Photos: FLLewis/A Writer’s Groove
The Burbank Town Center mall has become a tense place to work for some tenants and their employees. Business owner Diana Daoud says she’s “scared” to carry merchandise to and from her car in the mall parking lot.
Also, Daoud is worried about another burglary at her second level AT&T Wireless kiosk. The business has been hit four times in less than a year-and-a-half – twice in the last few weeks. In just merchandise, the burglaries have cost Daoud more than $20,000.
She wants the “… mall to put in cameras …do whatever other malls do.” About two weeks ago, Daoud went before the Burbank City Council and pleaded for help in getting security cameras in the mall and its parking lots.

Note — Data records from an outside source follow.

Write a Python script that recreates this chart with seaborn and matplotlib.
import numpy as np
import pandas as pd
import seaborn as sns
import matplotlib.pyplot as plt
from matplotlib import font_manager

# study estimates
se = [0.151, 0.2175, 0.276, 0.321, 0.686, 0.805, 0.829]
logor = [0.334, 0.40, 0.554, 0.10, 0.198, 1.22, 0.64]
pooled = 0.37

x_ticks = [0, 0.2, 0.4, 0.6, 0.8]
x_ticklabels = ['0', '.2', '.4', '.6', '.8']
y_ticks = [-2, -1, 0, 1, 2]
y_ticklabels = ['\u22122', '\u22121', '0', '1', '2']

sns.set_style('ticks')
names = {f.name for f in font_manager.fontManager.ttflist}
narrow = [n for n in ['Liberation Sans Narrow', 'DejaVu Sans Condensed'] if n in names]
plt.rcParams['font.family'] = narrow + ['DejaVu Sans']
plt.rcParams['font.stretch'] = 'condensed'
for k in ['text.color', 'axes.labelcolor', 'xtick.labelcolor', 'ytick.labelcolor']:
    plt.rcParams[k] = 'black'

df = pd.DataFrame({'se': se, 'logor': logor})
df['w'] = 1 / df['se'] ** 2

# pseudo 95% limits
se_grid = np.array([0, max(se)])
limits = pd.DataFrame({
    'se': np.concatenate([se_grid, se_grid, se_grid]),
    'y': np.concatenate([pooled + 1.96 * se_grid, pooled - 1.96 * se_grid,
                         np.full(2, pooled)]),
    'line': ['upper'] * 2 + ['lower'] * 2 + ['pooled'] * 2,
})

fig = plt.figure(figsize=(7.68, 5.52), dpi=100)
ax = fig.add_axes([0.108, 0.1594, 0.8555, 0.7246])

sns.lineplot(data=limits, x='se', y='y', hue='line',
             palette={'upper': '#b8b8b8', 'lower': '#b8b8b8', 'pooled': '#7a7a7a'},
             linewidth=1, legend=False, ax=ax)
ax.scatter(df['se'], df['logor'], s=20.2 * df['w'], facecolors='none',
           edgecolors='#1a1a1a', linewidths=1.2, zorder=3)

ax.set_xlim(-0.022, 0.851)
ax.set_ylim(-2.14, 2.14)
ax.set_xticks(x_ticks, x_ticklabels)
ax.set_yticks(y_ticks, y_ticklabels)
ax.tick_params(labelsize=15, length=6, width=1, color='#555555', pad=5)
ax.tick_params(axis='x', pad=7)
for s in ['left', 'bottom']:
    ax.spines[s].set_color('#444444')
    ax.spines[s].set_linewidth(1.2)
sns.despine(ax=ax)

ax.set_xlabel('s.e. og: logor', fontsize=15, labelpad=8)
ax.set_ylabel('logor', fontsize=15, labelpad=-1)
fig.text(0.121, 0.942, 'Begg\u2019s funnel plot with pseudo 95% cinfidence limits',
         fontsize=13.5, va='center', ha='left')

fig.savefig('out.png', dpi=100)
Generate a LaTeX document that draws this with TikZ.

I met with Daoud at her AT&T Wireless kiosk on Tuesday, August 19. Daoud appeared nervous and fearful about being watched – not by suspected criminals, but by mall security! Daoud said she was afraid of reprisals from management for talking to me. I had a camera and was taking notes during our chat.

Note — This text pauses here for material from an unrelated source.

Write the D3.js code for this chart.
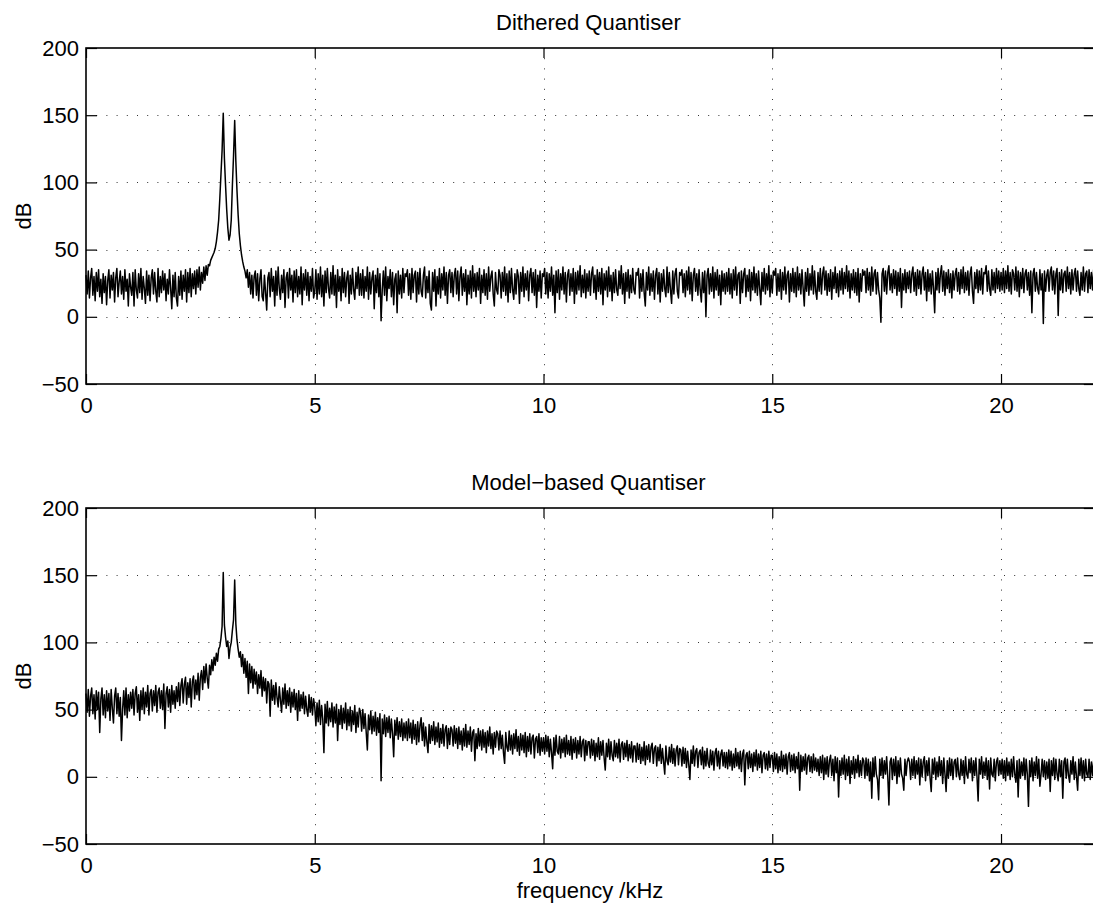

I had heard about crimes at two other businesses, so I stopped at one of them after leaving Daoud’s kiosk. An employee confirmed the owner’s briefcase had been stolen from that “cart” location on Thursday, August 14. He did not know the details, but “a lot” of money was involved. Some tenants put the loss at around $2,000.

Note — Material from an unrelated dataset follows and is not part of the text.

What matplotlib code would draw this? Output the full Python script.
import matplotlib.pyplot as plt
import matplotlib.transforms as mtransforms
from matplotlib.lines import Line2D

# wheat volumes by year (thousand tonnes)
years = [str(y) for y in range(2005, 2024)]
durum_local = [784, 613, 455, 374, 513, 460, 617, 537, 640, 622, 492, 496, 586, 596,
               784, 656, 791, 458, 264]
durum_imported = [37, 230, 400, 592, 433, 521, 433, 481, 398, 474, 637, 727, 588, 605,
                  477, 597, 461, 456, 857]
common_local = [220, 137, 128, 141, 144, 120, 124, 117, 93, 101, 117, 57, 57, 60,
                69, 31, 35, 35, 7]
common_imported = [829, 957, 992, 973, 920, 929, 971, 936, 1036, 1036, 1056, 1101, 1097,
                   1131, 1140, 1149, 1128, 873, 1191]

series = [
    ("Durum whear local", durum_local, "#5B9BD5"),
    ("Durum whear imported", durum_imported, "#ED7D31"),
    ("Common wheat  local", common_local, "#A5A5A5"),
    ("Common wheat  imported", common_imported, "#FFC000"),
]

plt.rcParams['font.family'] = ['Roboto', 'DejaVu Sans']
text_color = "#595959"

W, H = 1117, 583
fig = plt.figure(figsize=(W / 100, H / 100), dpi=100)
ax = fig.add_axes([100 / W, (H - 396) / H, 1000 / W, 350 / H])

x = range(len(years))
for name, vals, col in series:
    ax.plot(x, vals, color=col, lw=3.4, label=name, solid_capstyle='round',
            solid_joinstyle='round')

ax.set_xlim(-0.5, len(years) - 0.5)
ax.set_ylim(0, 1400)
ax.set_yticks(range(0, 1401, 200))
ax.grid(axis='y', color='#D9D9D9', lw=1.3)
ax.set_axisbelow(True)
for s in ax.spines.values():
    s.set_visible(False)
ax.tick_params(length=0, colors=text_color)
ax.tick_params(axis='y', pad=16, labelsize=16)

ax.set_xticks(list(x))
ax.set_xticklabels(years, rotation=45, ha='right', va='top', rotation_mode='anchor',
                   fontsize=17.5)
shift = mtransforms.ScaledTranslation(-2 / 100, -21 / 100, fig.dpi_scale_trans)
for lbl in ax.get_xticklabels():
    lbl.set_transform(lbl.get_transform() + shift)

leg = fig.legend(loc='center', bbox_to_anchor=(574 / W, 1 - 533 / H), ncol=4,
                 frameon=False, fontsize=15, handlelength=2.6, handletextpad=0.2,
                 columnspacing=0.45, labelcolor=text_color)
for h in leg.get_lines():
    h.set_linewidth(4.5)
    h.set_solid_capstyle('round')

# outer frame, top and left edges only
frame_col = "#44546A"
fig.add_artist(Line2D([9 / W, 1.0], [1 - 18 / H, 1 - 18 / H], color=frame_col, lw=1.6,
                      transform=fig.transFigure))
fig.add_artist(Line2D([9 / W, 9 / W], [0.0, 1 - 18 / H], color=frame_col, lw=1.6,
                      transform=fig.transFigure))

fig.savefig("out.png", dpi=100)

Before heading downstairs to try to get reaction from management, I stopped at a third business on the second level. I asked the owner if he had been a victim of crime? He said yes. I identified myself as a blogger working on an article about security at the mall. He responded with an eager “yes ” to my request to ask him some questions.
Later via e-mail I would find out that this owner (who doesn’t want his name used) has been a victim of what he called “a few minor robberies, the largest resulting in a loss of $500.” Also, this business owner expressed concerns about “retaliation for bad publicity” from the management. He says he has seen other owners punished and did not want to share their fate. In general, he likes the mall and makes a good living there.
We did not get a chance to have much of a discussion on the day I dropped by his business, because we were interrupted by as many as four security guards. One of them accused me of soliciting. Hmm, soliciting what or whom, she did not say.
I explained I was a blogger. I was then told I couldn’t ask questions in the mall without permission from management. I volunteered to go have a chat with management. The security guards, who apparently had plenty of time on their hands, escorted me downstairs through a maze of hallways to the office of General Manager Alan S. Osadchey.
A large pleasant man who smiled at me during our short conversation, Osadchey repeatedly told me “we don’t talk about security,” and would not comment directly to my questions about surveillance cameras. Osadchey did say, “… we are very concerned about our tenants and shoppers…” (I suspect there are surveillance cameras of some kind operating in the mall)
When I shook his hand and prepared to leave Osadchey said, “I would ask you to not accost our tenants.”
On my way out of the mall, Osadchey’s last words kept running through my mind: “accost our tenants” sounds like what the bad guys are doing. Maybe that is part of the problem at the Burbank Town Center. The management doesn’t quite realize the public is not the enemy, that includes bloggers and tenants: the intruders preying on folks at the mall — now those are the ones who should be targeted by security and shown the door.